La pression est également accentuée par Bertelsmann. RTL Group a non seulement réduit massivement ses effectifs au Luxembourg, mais a également commencé à céder des filiales de RTL. RTL Belgique sera vendue en 2021, la vente de RTL Hollande est en préparation et M6, la filiale française de RTL Group, devrait également être vendue. En fait, l’ère de RTL Luxembourg est révolue. Mais Xavier Bettel pourra-t-il devenir le ministre sous la direction duquel RTL quittera le pays et créera une alternative de droit public ? Gaston Thorn se retournerait dans sa tombe.
Un coup de maître de Bettel
L’atout de Xavier Bettel est qu’il est le seul à pouvoir décider quand et où l’avenir des médias au Luxembourg est débattu. Il fait de son ministère des Médias une forteresse. Et la ligne de son personnel est claire. Michel Asorne est devenu directeur adjoint sous Xavier Bettel.

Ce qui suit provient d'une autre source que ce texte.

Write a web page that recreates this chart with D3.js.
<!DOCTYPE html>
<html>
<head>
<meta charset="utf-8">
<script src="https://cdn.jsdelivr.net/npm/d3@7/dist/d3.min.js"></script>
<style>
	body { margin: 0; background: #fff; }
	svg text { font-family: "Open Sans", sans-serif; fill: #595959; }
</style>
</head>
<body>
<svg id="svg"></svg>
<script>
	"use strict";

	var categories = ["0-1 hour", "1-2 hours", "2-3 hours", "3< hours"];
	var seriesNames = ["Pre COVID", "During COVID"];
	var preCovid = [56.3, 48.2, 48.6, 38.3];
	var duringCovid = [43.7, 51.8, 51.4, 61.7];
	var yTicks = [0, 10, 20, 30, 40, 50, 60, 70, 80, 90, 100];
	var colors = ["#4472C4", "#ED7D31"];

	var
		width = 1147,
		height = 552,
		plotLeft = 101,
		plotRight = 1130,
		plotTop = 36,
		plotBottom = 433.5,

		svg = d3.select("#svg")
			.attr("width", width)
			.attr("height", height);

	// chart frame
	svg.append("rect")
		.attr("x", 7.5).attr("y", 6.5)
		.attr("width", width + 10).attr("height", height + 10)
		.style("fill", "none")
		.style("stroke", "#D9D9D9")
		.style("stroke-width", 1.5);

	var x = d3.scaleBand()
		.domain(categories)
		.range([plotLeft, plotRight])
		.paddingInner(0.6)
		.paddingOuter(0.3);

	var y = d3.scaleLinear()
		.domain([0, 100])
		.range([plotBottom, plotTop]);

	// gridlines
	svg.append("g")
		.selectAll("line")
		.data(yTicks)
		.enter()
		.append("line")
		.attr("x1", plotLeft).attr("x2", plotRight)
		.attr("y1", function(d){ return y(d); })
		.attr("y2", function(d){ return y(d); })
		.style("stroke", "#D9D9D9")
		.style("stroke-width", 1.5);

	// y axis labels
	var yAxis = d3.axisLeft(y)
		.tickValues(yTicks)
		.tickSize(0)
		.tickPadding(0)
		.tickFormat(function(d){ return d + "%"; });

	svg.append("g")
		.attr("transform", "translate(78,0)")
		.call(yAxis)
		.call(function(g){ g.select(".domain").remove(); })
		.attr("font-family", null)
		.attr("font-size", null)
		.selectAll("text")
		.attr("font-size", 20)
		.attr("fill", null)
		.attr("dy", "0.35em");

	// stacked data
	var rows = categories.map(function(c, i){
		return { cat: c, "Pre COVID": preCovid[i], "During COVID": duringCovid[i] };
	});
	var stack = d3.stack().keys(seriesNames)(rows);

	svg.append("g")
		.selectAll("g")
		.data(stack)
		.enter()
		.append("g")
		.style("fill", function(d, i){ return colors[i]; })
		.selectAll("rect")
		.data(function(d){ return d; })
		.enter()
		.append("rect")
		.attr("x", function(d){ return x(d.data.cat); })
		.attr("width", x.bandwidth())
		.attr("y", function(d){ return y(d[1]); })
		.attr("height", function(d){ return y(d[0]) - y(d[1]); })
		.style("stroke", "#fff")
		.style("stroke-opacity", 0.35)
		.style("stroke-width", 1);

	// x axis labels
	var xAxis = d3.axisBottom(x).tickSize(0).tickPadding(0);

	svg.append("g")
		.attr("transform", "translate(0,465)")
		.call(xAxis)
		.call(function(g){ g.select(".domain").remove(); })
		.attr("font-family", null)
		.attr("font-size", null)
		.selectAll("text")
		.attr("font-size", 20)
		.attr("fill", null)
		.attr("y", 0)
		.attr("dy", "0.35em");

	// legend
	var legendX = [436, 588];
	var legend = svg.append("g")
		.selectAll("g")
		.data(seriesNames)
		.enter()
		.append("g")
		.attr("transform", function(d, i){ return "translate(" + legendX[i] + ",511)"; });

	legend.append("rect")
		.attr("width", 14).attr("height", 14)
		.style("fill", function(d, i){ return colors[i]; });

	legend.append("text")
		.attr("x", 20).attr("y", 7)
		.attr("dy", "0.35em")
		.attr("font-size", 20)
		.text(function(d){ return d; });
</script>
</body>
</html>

Michel Asorne a travaillé pendant dix ans à l’agence média BCE de la CLT-UFA avant de devenir conseiller des ministres des Médias en 2012. Sous Xavier Bettel, il devient un atout majeur pour l’ILR. Paul Konsbruck n’est plus seulement conseiller de Xavier Bettel, mais chef de cabinet et mène les négociations au nom de l’État. La loi de financement de la CLT-UFA est rédigée, entre autres, par Carole Nuss, qui a quitté LuxInnovation pour devenir ministre des Médias. Le point de vue de Carole Nuss sur la question peut être exprimé par la citation suivante : „La longue histoire du Luxembourg en matière de radiodiffusion a façonné un paysage réglementaire pragmatique et orienté vers les entreprises, particulièrement adapté aux besoins transfrontaliers des services de radiodiffusion.“
Finalement, tout s’accélère à nouveau. Pour convaincre les partenaires de la coalition que quelqu’un, quelque part, a sérieusement réfléchi à la possibilité d’un remplacement de RTL par un média de droit public, le ministère des Médias publie l’„Étude“ : „Les médias de service public au Luxembourg - Défis actuels et perspectives d’avenir“. L’auteur exact de ces moins de 20 pages n’est pas clairement identifié. Cependant, l’argument principal est dès lors utilisé par Xavier Bettel pour déclarer le débat clos : créer un média de droit public serait plus coûteux que subventionner RTL. Un débat d’orientation est convoqué à la Chambre. Selon Xavier Bettel, la preuve de l’absurdité d’une alternative réside dans le fait que la chaîne ARTE coûterait plus de 130 millions par an. On ne dit pas qui aurait réclamé un tel modèle. En un minimum de réunions de commission, la loi de financement sera ensuite adoptée à la Chambre. Le LSAP et les Verts diront oui et amen, et l’opposition ne s’y oppose pas. Xavier Bettel a récidivé.